→ Provided material:
_ _ _ _ _ _ _
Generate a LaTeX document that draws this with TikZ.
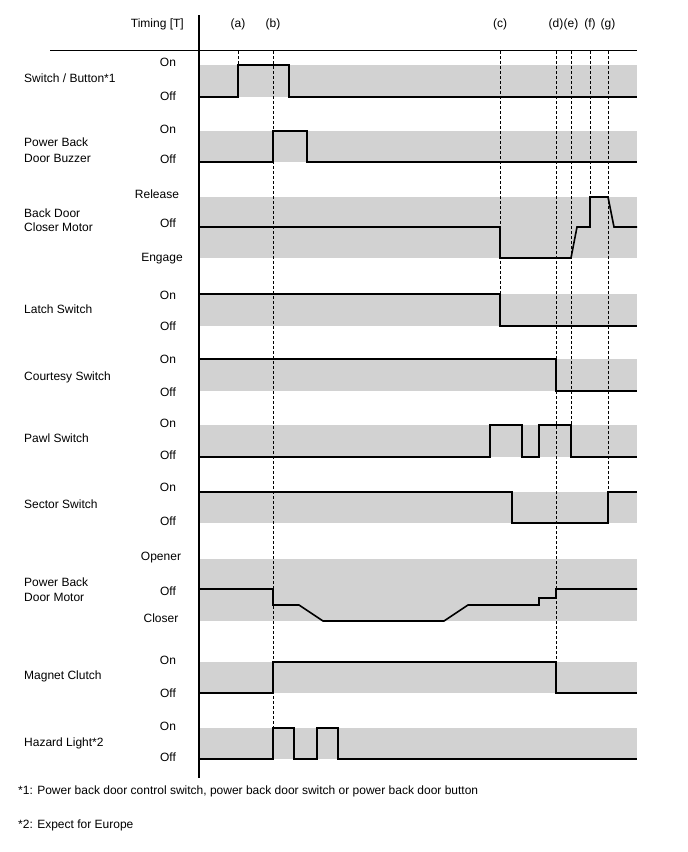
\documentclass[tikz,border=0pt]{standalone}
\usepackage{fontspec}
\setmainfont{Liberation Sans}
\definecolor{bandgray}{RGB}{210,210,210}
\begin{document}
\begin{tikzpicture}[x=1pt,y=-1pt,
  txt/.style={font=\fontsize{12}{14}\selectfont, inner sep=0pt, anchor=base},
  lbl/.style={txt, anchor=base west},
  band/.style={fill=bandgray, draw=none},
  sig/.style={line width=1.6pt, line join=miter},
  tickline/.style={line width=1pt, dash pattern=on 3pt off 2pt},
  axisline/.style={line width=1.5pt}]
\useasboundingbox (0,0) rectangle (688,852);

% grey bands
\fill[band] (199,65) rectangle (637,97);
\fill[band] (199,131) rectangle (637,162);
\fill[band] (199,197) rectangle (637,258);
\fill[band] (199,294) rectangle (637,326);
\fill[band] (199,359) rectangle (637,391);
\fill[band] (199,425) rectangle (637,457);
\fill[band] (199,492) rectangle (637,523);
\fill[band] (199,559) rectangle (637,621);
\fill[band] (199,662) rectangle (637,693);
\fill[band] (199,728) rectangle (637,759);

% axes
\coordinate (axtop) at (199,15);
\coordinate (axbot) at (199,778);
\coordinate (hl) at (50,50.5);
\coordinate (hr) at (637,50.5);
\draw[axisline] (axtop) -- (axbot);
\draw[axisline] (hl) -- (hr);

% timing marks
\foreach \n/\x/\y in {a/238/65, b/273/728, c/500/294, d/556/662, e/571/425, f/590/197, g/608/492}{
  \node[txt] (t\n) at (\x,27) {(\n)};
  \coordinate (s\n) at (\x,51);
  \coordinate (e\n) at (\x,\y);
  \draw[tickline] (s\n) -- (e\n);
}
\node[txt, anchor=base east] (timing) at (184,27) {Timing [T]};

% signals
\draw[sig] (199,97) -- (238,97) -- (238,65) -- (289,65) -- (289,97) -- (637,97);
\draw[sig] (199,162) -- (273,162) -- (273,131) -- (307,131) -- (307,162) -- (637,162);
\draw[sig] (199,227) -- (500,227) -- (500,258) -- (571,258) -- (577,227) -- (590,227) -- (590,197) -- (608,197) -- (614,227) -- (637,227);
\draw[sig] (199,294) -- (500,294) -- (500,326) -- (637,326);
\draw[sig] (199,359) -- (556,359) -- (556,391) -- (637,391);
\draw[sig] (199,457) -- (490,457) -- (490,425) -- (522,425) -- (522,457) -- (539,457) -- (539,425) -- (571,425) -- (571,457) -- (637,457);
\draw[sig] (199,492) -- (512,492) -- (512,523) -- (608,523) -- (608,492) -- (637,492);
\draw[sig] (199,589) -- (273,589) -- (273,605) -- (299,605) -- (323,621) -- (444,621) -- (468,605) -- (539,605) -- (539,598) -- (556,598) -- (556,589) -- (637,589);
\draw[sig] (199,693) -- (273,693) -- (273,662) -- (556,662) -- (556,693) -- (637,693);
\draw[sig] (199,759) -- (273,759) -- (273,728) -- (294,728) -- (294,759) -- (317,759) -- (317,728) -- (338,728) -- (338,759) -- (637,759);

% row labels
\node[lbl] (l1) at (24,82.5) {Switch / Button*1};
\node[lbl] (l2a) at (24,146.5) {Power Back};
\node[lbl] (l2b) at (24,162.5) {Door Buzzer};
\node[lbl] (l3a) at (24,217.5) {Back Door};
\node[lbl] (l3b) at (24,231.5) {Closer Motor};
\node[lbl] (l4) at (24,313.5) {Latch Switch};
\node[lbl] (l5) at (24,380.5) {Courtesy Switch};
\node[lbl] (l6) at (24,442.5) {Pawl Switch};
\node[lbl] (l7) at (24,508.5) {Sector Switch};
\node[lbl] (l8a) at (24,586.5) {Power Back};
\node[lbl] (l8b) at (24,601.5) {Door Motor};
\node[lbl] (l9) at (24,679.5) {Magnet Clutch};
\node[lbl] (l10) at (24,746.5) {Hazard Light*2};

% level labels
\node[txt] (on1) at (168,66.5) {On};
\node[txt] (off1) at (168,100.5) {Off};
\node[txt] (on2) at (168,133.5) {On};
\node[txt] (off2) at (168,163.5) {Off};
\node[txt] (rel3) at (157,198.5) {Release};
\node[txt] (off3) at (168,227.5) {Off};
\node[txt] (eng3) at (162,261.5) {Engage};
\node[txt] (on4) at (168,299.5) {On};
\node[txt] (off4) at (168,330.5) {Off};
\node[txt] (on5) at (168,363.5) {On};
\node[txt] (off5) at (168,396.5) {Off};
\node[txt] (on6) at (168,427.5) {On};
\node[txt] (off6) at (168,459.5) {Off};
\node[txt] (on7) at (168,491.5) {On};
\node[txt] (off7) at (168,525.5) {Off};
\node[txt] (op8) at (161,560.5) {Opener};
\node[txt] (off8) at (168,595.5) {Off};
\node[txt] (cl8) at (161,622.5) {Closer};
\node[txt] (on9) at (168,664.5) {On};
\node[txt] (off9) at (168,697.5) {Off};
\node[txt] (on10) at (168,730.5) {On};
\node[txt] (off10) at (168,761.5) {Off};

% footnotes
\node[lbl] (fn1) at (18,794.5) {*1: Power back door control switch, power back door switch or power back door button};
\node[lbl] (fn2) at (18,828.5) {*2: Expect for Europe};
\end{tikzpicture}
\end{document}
_ _ _ _ _ _ _
→ Stated task:
Transcribe the full listing above exactly, with the images removed.

→ Response for this exercise:
Generate a LaTeX document that draws this with TikZ.
\documentclass[tikz,border=0pt]{standalone}
\usepackage{fontspec}
\setmainfont{Liberation Sans}
\definecolor{bandgray}{RGB}{210,210,210}
\begin{document}
\begin{tikzpicture}[x=1pt,y=-1pt,
  txt/.style={font=\fontsize{12}{14}\selectfont, inner sep=0pt, anchor=base},
  lbl/.style={txt, anchor=base west},
  band/.style={fill=bandgray, draw=none},
  sig/.style={line width=1.6pt, line join=miter},
  tickline/.style={line width=1pt, dash pattern=on 3pt off 2pt},
  axisline/.style={line width=1.5pt}]
\useasboundingbox (0,0) rectangle (688,852);

% grey bands
\fill[band] (199,65) rectangle (637,97);
\fill[band] (199,131) rectangle (637,162);
\fill[band] (199,197) rectangle (637,258);
\fill[band] (199,294) rectangle (637,326);
\fill[band] (199,359) rectangle (637,391);
\fill[band] (199,425) rectangle (637,457);
\fill[band] (199,492) rectangle (637,523);
\fill[band] (199,559) rectangle (637,621);
\fill[band] (199,662) rectangle (637,693);
\fill[band] (199,728) rectangle (637,759);

% axes
\coordinate (axtop) at (199,15);
\coordinate (axbot) at (199,778);
\coordinate (hl) at (50,50.5);
\coordinate (hr) at (637,50.5);
\draw[axisline] (axtop) -- (axbot);
\draw[axisline] (hl) -- (hr);

% timing marks
\foreach \n/\x/\y in {a/238/65, b/273/728, c/500/294, d/556/662, e/571/425, f/590/197, g/608/492}{
  \node[txt] (t\n) at (\x,27) {(\n)};
  \coordinate (s\n) at (\x,51);
  \coordinate (e\n) at (\x,\y);
  \draw[tickline] (s\n) -- (e\n);
}
\node[txt, anchor=base east] (timing) at (184,27) {Timing [T]};

% signals
\draw[sig] (199,97) -- (238,97) -- (238,65) -- (289,65) -- (289,97) -- (637,97);
\draw[sig] (199,162) -- (273,162) -- (273,131) -- (307,131) -- (307,162) -- (637,162);
\draw[sig] (199,227) -- (500,227) -- (500,258) -- (571,258) -- (577,227) -- (590,227) -- (590,197) -- (608,197) -- (614,227) -- (637,227);
\draw[sig] (199,294) -- (500,294) -- (500,326) -- (637,326);
\draw[sig] (199,359) -- (556,359) -- (556,391) -- (637,391);
\draw[sig] (199,457) -- (490,457) -- (490,425) -- (522,425) -- (522,457) -- (539,457) -- (539,425) -- (571,425) -- (571,457) -- (637,457);
\draw[sig] (199,492) -- (512,492) -- (512,523) -- (608,523) -- (608,492) -- (637,492);
\draw[sig] (199,589) -- (273,589) -- (273,605) -- (299,605) -- (323,621) -- (444,621) -- (468,605) -- (539,605) -- (539,598) -- (556,598) -- (556,589) -- (637,589);
\draw[sig] (199,693) -- (273,693) -- (273,662) -- (556,662) -- (556,693) -- (637,693);
\draw[sig] (199,759) -- (273,759) -- (273,728) -- (294,728) -- (294,759) -- (317,759) -- (317,728) -- (338,728) -- (338,759) -- (637,759);

% row labels
\node[lbl] (l1) at (24,82.5) {Switch / Button*1};
\node[lbl] (l2a) at (24,146.5) {Power Back};
\node[lbl] (l2b) at (24,162.5) {Door Buzzer};
\node[lbl] (l3a) at (24,217.5) {Back Door};
\node[lbl] (l3b) at (24,231.5) {Closer Motor};
\node[lbl] (l4) at (24,313.5) {Latch Switch};
\node[lbl] (l5) at (24,380.5) {Courtesy Switch};
\node[lbl] (l6) at (24,442.5) {Pawl Switch};
\node[lbl] (l7) at (24,508.5) {Sector Switch};
\node[lbl] (l8a) at (24,586.5) {Power Back};
\node[lbl] (l8b) at (24,601.5) {Door Motor};
\node[lbl] (l9) at (24,679.5) {Magnet Clutch};
\node[lbl] (l10) at (24,746.5) {Hazard Light*2};

% level labels
\node[txt] (on1) at (168,66.5) {On};
\node[txt] (off1) at (168,100.5) {Off};
\node[txt] (on2) at (168,133.5) {On};
\node[txt] (off2) at (168,163.5) {Off};
\node[txt] (rel3) at (157,198.5) {Release};
\node[txt] (off3) at (168,227.5) {Off};
\node[txt] (eng3) at (162,261.5) {Engage};
\node[txt] (on4) at (168,299.5) {On};
\node[txt] (off4) at (168,330.5) {Off};
\node[txt] (on5) at (168,363.5) {On};
\node[txt] (off5) at (168,396.5) {Off};
\node[txt] (on6) at (168,427.5) {On};
\node[txt] (off6) at (168,459.5) {Off};
\node[txt] (on7) at (168,491.5) {On};
\node[txt] (off7) at (168,525.5) {Off};
\node[txt] (op8) at (161,560.5) {Opener};
\node[txt] (off8) at (168,595.5) {Off};
\node[txt] (cl8) at (161,622.5) {Closer};
\node[txt] (on9) at (168,664.5) {On};
\node[txt] (off9) at (168,697.5) {Off};
\node[txt] (on10) at (168,730.5) {On};
\node[txt] (off10) at (168,761.5) {Off};

% footnotes
\node[lbl] (fn1) at (18,794.5) {*1: Power back door control switch, power back door switch or power back door button};
\node[lbl] (fn2) at (18,828.5) {*2: Expect for Europe};
\end{tikzpicture}
\end{document}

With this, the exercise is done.